Семидесятые годы важны еще и тем, что в нашей культуре в середине тех лет действительно произошла революция. На мой взгляд, эта революция зрела в двух мастерских: первая – это мастерская Комара и Меламида с учениками, куда ходил и Саша Косолапов, а вторая – наша мастерская на улице Рогова, где работали Пригов и я, а потом к нам присоединился и Лебедев. Хотя мы дружили с Приговым с шестнадцати лет, в мастерской мы начали работать вместе с 1972 года. Мы жили очень «тесно», читали одну и ту же литературу. У нас обоих был страшный интерес к философской литературе, и мы непрерывно обсуждали прочитанные книги. Мы ходили на лекции Пятигорского, на его семинары в МГУ. А в 1960-х Пригов был весьма увлечен индийской философией, просто помешался на этом.

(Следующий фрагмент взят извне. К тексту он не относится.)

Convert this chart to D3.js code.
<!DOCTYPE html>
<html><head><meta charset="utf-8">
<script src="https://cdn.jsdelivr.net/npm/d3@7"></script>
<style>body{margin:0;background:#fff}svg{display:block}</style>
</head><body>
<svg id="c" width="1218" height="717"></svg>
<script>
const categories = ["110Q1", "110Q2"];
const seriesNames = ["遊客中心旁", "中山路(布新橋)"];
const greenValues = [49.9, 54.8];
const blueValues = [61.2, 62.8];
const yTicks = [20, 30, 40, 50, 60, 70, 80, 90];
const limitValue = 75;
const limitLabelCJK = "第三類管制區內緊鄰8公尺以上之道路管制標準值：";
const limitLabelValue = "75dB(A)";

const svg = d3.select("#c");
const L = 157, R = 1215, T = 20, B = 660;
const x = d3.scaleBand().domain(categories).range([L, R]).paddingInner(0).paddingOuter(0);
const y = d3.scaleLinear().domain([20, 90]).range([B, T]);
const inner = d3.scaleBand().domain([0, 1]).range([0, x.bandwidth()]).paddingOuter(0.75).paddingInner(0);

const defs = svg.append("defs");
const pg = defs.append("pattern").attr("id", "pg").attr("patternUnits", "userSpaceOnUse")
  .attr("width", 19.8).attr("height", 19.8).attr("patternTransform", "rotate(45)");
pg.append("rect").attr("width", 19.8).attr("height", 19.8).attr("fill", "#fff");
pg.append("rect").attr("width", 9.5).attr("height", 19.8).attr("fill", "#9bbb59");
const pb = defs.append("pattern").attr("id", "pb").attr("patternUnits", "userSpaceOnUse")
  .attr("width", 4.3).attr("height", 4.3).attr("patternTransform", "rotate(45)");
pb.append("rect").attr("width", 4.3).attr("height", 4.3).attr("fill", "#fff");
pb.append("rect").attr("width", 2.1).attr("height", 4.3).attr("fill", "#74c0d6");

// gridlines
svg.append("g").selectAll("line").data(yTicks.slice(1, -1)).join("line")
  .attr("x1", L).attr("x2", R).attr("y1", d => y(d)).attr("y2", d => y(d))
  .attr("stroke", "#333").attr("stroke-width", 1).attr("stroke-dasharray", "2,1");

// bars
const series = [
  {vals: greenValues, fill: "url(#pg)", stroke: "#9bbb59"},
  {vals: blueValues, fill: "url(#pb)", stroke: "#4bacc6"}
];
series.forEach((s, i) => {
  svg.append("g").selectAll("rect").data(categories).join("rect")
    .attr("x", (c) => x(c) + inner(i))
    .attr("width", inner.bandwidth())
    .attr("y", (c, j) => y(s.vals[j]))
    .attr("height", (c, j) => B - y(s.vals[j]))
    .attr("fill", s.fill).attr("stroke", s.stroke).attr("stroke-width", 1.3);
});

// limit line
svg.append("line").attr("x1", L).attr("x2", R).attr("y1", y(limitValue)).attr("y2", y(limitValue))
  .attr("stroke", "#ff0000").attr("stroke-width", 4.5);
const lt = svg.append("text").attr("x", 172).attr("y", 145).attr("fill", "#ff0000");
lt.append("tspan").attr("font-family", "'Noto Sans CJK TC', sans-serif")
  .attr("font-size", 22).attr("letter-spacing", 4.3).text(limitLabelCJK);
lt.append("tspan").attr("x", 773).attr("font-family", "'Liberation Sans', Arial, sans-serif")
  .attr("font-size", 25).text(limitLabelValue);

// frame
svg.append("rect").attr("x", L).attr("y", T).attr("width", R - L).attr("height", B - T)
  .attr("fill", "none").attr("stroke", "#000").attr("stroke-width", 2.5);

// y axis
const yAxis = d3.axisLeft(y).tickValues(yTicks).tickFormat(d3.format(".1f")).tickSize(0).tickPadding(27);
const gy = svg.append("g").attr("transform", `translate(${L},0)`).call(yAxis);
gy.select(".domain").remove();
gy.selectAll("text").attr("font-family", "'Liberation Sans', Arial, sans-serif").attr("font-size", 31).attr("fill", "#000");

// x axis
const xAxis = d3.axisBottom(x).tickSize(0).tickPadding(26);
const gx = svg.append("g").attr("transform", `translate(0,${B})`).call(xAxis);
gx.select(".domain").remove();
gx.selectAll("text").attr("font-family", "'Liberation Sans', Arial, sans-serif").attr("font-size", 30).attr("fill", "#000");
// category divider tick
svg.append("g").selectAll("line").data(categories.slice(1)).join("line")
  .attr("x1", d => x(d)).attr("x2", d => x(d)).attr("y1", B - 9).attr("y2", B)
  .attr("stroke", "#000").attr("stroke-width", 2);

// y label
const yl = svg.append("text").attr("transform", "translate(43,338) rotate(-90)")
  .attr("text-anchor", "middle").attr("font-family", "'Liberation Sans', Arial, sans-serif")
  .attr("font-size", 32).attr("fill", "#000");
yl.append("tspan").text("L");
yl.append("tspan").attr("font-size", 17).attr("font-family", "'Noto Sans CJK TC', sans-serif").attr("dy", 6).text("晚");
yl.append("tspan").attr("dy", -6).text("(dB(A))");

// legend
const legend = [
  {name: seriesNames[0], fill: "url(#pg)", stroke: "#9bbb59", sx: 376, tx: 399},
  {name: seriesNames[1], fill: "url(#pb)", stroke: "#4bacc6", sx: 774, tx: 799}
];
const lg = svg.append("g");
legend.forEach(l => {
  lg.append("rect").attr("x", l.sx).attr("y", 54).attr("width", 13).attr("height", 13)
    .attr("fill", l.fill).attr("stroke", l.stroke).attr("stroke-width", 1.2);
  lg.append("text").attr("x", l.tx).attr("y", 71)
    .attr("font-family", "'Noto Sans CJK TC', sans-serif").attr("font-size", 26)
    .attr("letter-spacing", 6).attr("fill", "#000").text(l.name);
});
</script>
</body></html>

Был голод на философские материалы – ведь тогда мало что переводилось. Юрий Давыдов (муж Пиамы Гайденко, о которой я еще скажу) пересказывал тексты из общественной мысли Европы – так я узнал Адорно, Маркузе, услышал философское обоснование революционных событий 1968 года. Если в 1960-е годы мы интересовались классической философией (Гегель, Шопенгауэр, Фрейд), то с начала семидесятых увлеклись Серебряным веком. Пригов ходил в фундаментальную библиотеку Академии наук, что-то копировал, конспектировал, и мы освоили Серебряный век блестяще. В ту пору для нас оказались важны две фигуры – Лев Шестов и Николай Бердяев, потому что они считаются как бы предшественниками классического экзистенциализма. Лев Шестов все подвергал сомнению – как это было тогда важно! А философия персонализма и «суверенная личность» Бердяева были очень актуальны на фоне коммунистического коллективизма.

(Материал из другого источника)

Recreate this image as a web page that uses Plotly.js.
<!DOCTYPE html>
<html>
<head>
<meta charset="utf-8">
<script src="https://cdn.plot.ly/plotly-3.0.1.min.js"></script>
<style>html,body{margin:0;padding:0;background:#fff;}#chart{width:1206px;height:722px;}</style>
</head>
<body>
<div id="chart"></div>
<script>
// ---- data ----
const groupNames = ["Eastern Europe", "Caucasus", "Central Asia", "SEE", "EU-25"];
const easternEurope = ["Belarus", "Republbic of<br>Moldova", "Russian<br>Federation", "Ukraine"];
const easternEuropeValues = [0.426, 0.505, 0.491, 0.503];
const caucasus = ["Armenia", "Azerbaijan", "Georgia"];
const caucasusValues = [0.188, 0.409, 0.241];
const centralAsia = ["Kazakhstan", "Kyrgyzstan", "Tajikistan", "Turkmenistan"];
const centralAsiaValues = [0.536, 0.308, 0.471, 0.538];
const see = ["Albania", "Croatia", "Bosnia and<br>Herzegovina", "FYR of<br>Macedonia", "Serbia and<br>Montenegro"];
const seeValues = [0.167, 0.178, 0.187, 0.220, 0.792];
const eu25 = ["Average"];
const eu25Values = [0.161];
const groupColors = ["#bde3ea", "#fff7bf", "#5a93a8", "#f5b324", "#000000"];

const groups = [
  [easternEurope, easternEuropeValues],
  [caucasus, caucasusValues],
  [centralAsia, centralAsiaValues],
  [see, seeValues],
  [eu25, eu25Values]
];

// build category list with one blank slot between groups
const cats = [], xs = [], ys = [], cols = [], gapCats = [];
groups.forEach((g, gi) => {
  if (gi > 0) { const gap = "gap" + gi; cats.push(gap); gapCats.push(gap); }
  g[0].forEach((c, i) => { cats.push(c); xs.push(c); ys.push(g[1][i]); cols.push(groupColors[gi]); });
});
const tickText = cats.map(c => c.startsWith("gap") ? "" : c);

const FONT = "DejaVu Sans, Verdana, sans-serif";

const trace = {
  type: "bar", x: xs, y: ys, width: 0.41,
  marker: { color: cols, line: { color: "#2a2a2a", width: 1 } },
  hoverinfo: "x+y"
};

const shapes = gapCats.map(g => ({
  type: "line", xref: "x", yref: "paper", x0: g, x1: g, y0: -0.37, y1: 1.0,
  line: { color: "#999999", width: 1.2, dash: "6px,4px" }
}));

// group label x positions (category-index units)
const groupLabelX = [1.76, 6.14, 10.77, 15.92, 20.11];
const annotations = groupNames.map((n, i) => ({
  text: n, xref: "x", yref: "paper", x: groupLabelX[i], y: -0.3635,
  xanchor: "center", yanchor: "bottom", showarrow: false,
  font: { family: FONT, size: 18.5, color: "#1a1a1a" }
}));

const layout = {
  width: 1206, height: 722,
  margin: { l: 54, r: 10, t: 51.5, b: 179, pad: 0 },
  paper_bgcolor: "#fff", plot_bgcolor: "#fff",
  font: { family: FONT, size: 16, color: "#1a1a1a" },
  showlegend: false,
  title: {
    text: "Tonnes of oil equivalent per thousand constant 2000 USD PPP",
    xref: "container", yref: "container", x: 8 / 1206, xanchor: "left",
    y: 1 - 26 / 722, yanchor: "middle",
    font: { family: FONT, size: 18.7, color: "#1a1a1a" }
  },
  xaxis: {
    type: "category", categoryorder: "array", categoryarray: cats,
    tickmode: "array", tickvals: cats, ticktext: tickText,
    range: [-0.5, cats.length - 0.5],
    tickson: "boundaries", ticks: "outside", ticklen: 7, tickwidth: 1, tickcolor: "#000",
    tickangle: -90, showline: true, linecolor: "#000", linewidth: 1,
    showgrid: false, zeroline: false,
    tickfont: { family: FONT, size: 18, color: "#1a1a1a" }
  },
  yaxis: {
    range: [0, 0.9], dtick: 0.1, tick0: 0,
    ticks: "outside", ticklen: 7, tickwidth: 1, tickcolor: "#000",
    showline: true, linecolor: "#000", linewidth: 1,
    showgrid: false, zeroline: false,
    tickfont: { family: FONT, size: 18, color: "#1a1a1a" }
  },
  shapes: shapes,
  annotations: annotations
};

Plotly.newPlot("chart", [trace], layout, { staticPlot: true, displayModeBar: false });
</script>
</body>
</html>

Как раз на рубеже 1960 – 1970-х годов экзистенциализм, как мне кажется, овладел многими умами. Володя Янкилевский рассказывал мне, что он тоже занимался этой проблемой и в ту пору ощущал себя экзистенциалистом, хотя и достаточно стихийным. Но на самом деле невозможно было не быть экзистенциалистом, когда мы уже смотрели «Земляничную поляну»; и вскоре уже и Тарковский станет снимать «Зеркало» – чисто экзистенциальный фильм, – явно испытывая влияние того же Бергмана; когда в киноклубах можно было увидеть Пазолини, – все эти вещи реально воздействовали на нас. К концу 1960-х – началу 1970-х были опубликованы многие произведения Камю, что-то из Сартра, и идеи экзистенциализма витали в воздухе.

Возьмем Эрика Булатова – это чистой воды экзистенциалист. Илья Кабаков в ту пору – тоже явный экзистенциалист. Про Янкилевского я уже сказал. Пивоваров со своим одиноким человеком – абсолютно экзистенциалистская линия творчества. Поэтому нельзя сказать, что соц-арт возник на пустом месте, – почта была уже подготовлена этим течением. Для Булатова, который своим искусством противостоит сфере отчуждения (сфере das Man), эта сфера отчуждения выражается и обозначается красным. Отсюда «Слава КПСС», красный горизонт и т. п. элементы социальной сферы.

Кстати, надо помянуть добрым словом Пиаму Гайденко, издавшую в то время книгу «Эстетические воззрения Хайдеггера»[42], где впервые на русском изложила теорию воззрений Хайдеггера на искусство. Там тоже описана позиция художника, противостоящего усредненному языку. А русская сфера das Man, в отличие от западной, была еще и агрессивной, и опасной – не только для проявлений личности, но и для ее физического существования. Вот и экзистенциализм в русском искусстве проявился с гораздо большей силой, потому что окружающая среда была более жесткая, чем на Западе. Западный человек больше придумывал эту жесткость, чем она существовала в реальности. У нас же суровая реальность была повсюду, и она порождала в русском искусстве таких ярких, классических, форменных художников-экзистенциалистов, как Эрик Булатов. В изобразительном искусстве на Западе этого не было; там экзистенциализм присутствовал в литературе, театре, кино. И я настаиваю, что у нас в те годы была группа именно художников-экзистенциалистов.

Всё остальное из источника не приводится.